Antibiotic resistance is becoming a greater concern, and with good reason. Earlier this year, gonorrhea made headlines when it was revealed that the sexually transmitted infection had become resistant to all but two antibiotics. Drug-resistant tuberculosis and HIV are on the rise. And, of course, the deadly MRSA has cropped up outside of hospitals. Once the domain of health centers, methicillin-resistant staphylococcus aureus has cropped up in society. Researchers have a number of theories about the spread of antibiotic resistance, but one study has added another level of concern: cows are spreading antibiotic resistance from their urine through the soil.

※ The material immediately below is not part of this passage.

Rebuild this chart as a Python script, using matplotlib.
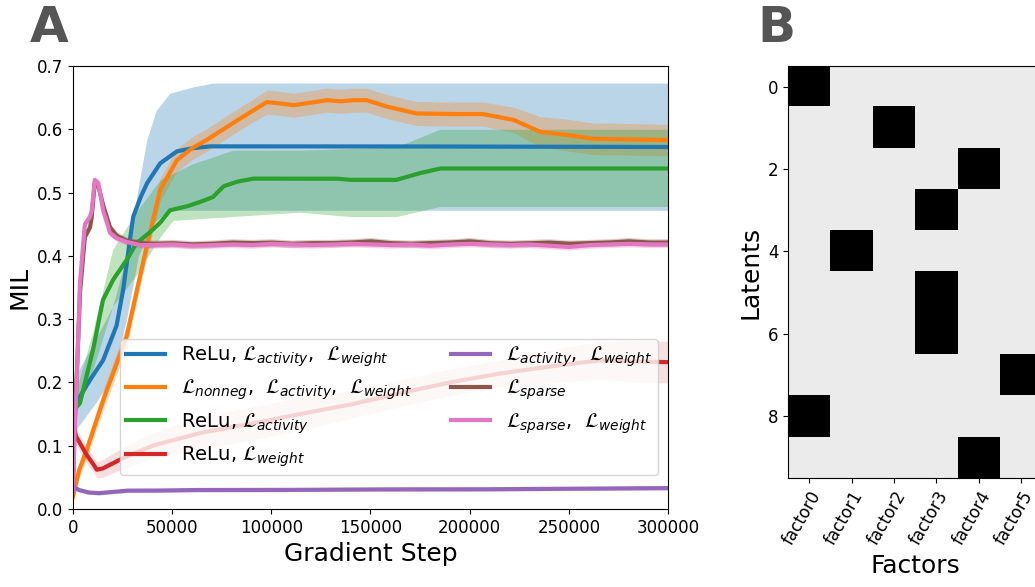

It is a common practice for many farmers to treat their livestock with antibiotics; the FDA says that as much as 80 percent of the antibiotics purchased today are for livestock. While some farmers inject animals with drugs as a result of an actual illness, others provide ceftiofur as a pre-emptive measure. As ceftiofur is used more and more frequently, E. coli and Salmonella in these animals' gastrointestinal systems have been resistant to the drugs.

Researchers were unclear about how this process was happening, because it did not appear to be happening in cows' guts. Intrepid researchers from the Washington State University and the University of Florida collected waste samples from cows that had been treated with ceftioflur. They then mixed the fecal and urine samples with dirt. They found that, in just days, the cows' antibiotic-treated waste killed off the normal E. coli, but spared the antibiotic-resistant strains. From there, it was a mere matter of time before the antibiotic-resistant strains in the wild made it back into cows' guts.

The findings are in keeping with another recent study published in the Journal of Wildlife Diseases. That study found for the first time MRSA in non-domestic animals. Only 2.6 percent of the animals were found to be infected and no recorded case has documented that a human has contracted the disease from a wild animal. However, it is not unheard of for a person to contract an illness from a wild animal; this summer's hantavirus outbreak, for example, was spread by rats.

Researchers have also found that people who live by livestock were more likely to have MRSA, even if they had never had contact with these animals. In the Emerging Infectious Diseases journal, researchers suggested that infection was possible from person to person, contrary to what doctors had thought. While they did not hypothesize about the cows in particular, they suggested that people had been infected by domestic animals, by air, or by farm waste - lending credence to the idea that cows are spreading diseases.

Researchers had previously found that drug use in chicken was creating antibiotic-resistant bladder infections in women.